Virginia and Kentucky Resolutions . With no public way to criticize the administration or to challenge the Sedition Act, its opponents turned to the state legislatures. In Virginia James Madison drafted a series of resolutions that declared the Sedition Act to be unconstitutional, as the First Amendment said clearly that Congress shall make no law abridging the freedom of the press. Vice President Jefferson secretly drafted a similar series of resolutions adopted by the Kentucky legislature. Virginia called on other states to join the protest; Kentucky declared that a state could nullify an unconstitutional law. The other states unanimously rejected Virginias and Kentuckys pleas. Madison in 1800 wrote a long report justifying the Virginia and Kentucky resolutions and arguing that a free press could not be limited by Congress.
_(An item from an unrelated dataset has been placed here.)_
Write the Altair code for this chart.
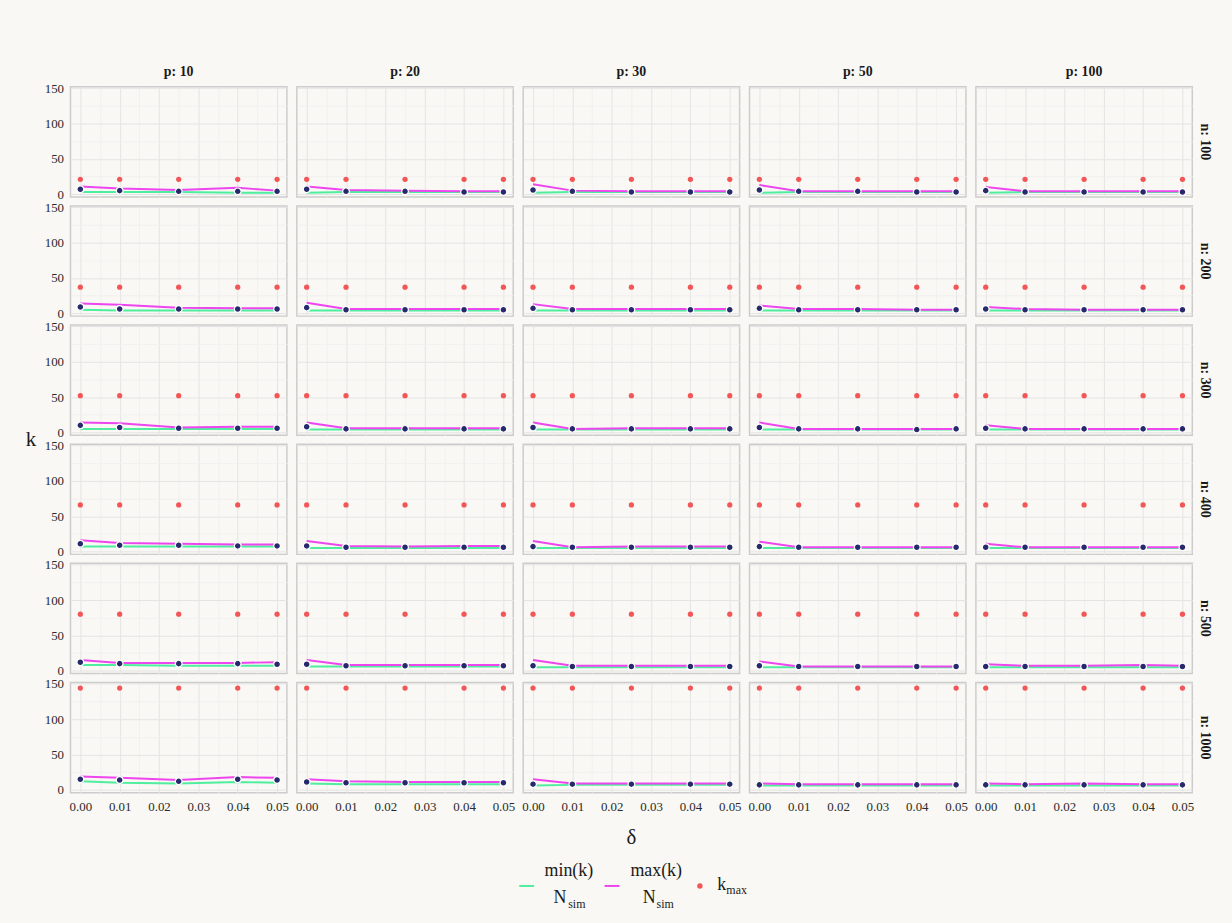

Revolution of 1800 . Though other states would not join in opposing the laws, and though the laws did effectively shut down the Republican press, the Republicans managed to mobilize for the election of 1800. A bitterly divided Federalist party, torn between Alexander Hamilton and John Adams, made the Jeffersonians seem a safe and responsible alternative. In the sedition trials the Republicans had appeared as defenders of free exchange of ideas. In October 1800 Hamilton circulated a pamphlet to other Federalists saying that John Adams was unfit to be president. Aaron Burr, the Republican vice-presidential candidate, found a copy and had it published in the New York papers. Nonetheless, Hamilton was not charged with sedition. By May 1800 Adams had fired Pickering and was no longer urging prosecutions. Adams had also decided to seek peace with France, which his administration secured in October 1800. Adams lost the election of 1800, and in March 1801 Thomas Jefferson became president. Jefferson announced a new way to deal with dissenters. If there should be any among us who would wish to dissolve this union, he said in his inaugural address, or change its republican form, let them stand undisturbed as monuments of the safety with which error of opinion may be tolerated where reason is left free to combat it. The Sedition Act expired the same day, and President Jefferson pardoned all who had been convicted under it. The reign of the witches, Jefferson said, was over.

Sources

Stanley Elkins and Eric McKitrick, The Age of Federalism (New York: Oxford University Press, 1993);

James Morton Smith, Freedoms Fetters: The Alien and Sedition Laws and American Civil Liberties (Ithaca: Cornell University Press, 1956).